Richard Harris, an urban geography professor at McMaster University who has lived in Hamilton for the past 30 years, said the wave of gentrification in some pockets of the city is undeniable.

He said the decline of Hamilton’s manufacturing sector, which began in the 1970’s and lasted well into the 90’s, chipped away at the kind of well-paying factory jobs that had long formed the backbone of the community. The situation got so bad that money lenders ultimately stopped funding development projects in the downtown core because they were deemed too risky, he said.

The city’s economy now looks radically different, he said, adding the primary employers are found in education and health care sectors. That shift inevitably changes the type of residents calling Hamilton home and the sorts of businesses in demand there, he said.

The latest census figures reflect some of that change. Statistics Canada found the median income level in Hamilton and surrounding cities surged 5.3 per cent between 2005 and 2015 to just over $75,000. That growth rate, while about half the national average, was the highest growth rate in the province of Ontario.

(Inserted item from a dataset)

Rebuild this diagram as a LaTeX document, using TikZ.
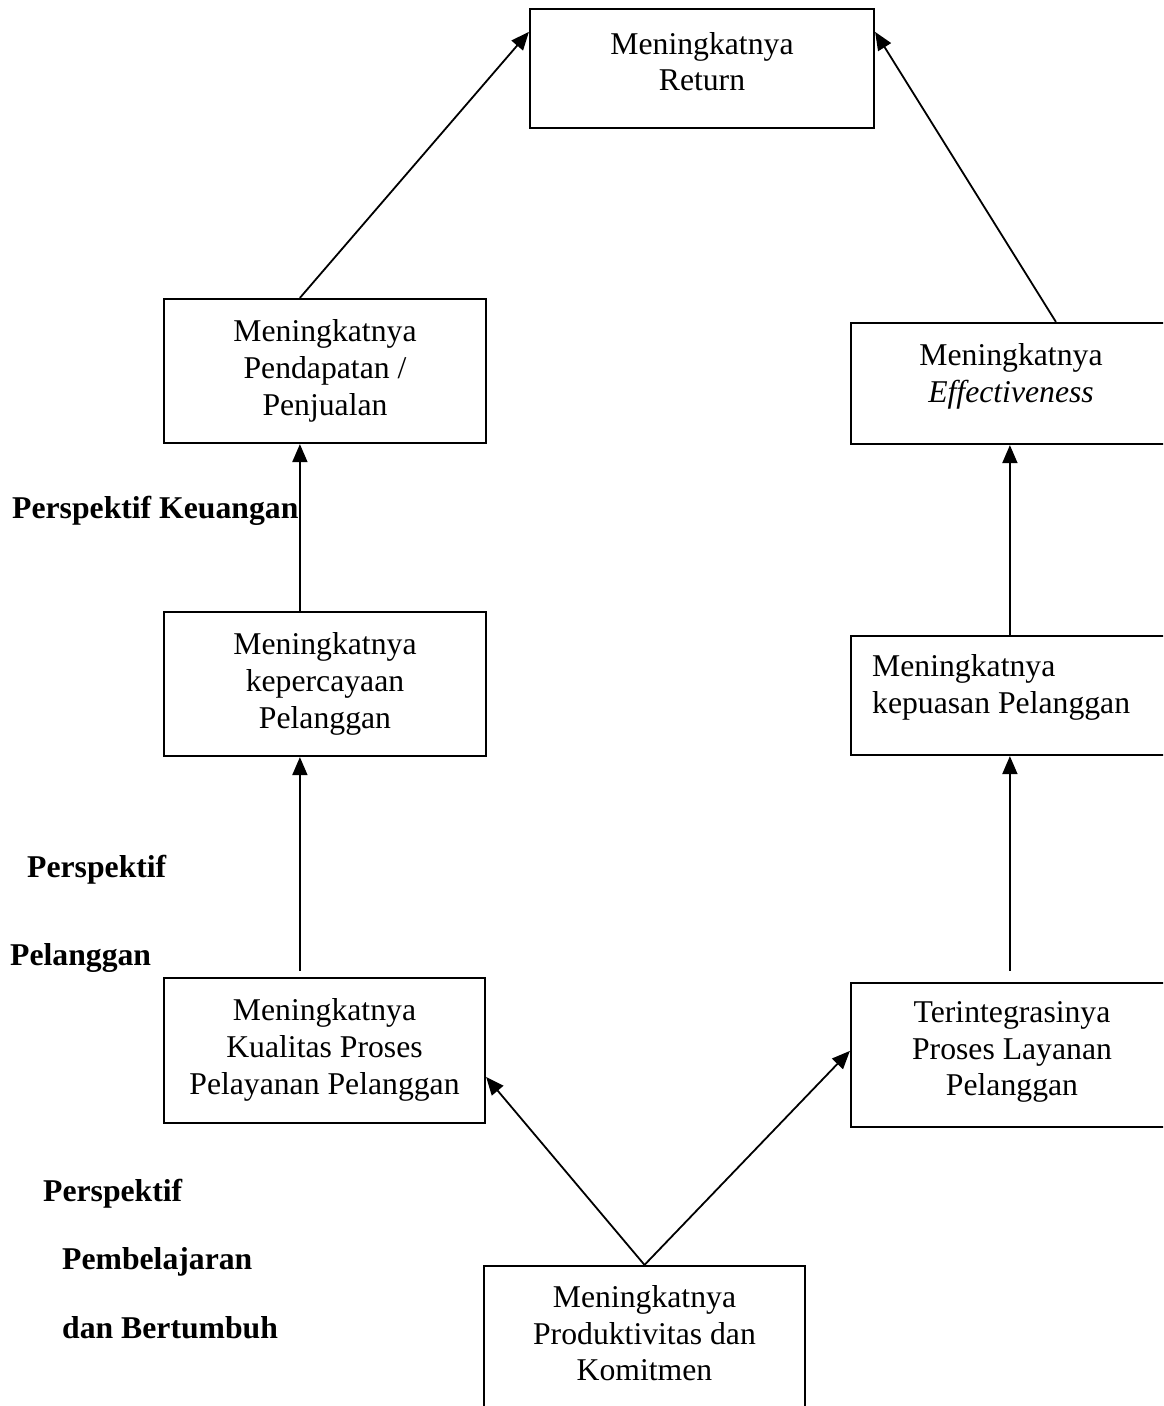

The city’s ongoing gentrification has also moved “in lock-step” with a similar trend in nearby Toronto, he said, adding residents of the bigger metropolis have been moving to Hamilton seeking relief from soaring living costs.

Harris decried the tactics used by the Locke St. marchers, calling them “misdirected” at small businesses who are not necessarily themselves run by rich people. But he said at least some of the concerns raised need to be addressed more constructively, adding the issue is found in gentrifying cities the world over.

“(Income inequality) is a very destructive force,” he said. “There’s a wide spectrum of people who would agree with that.”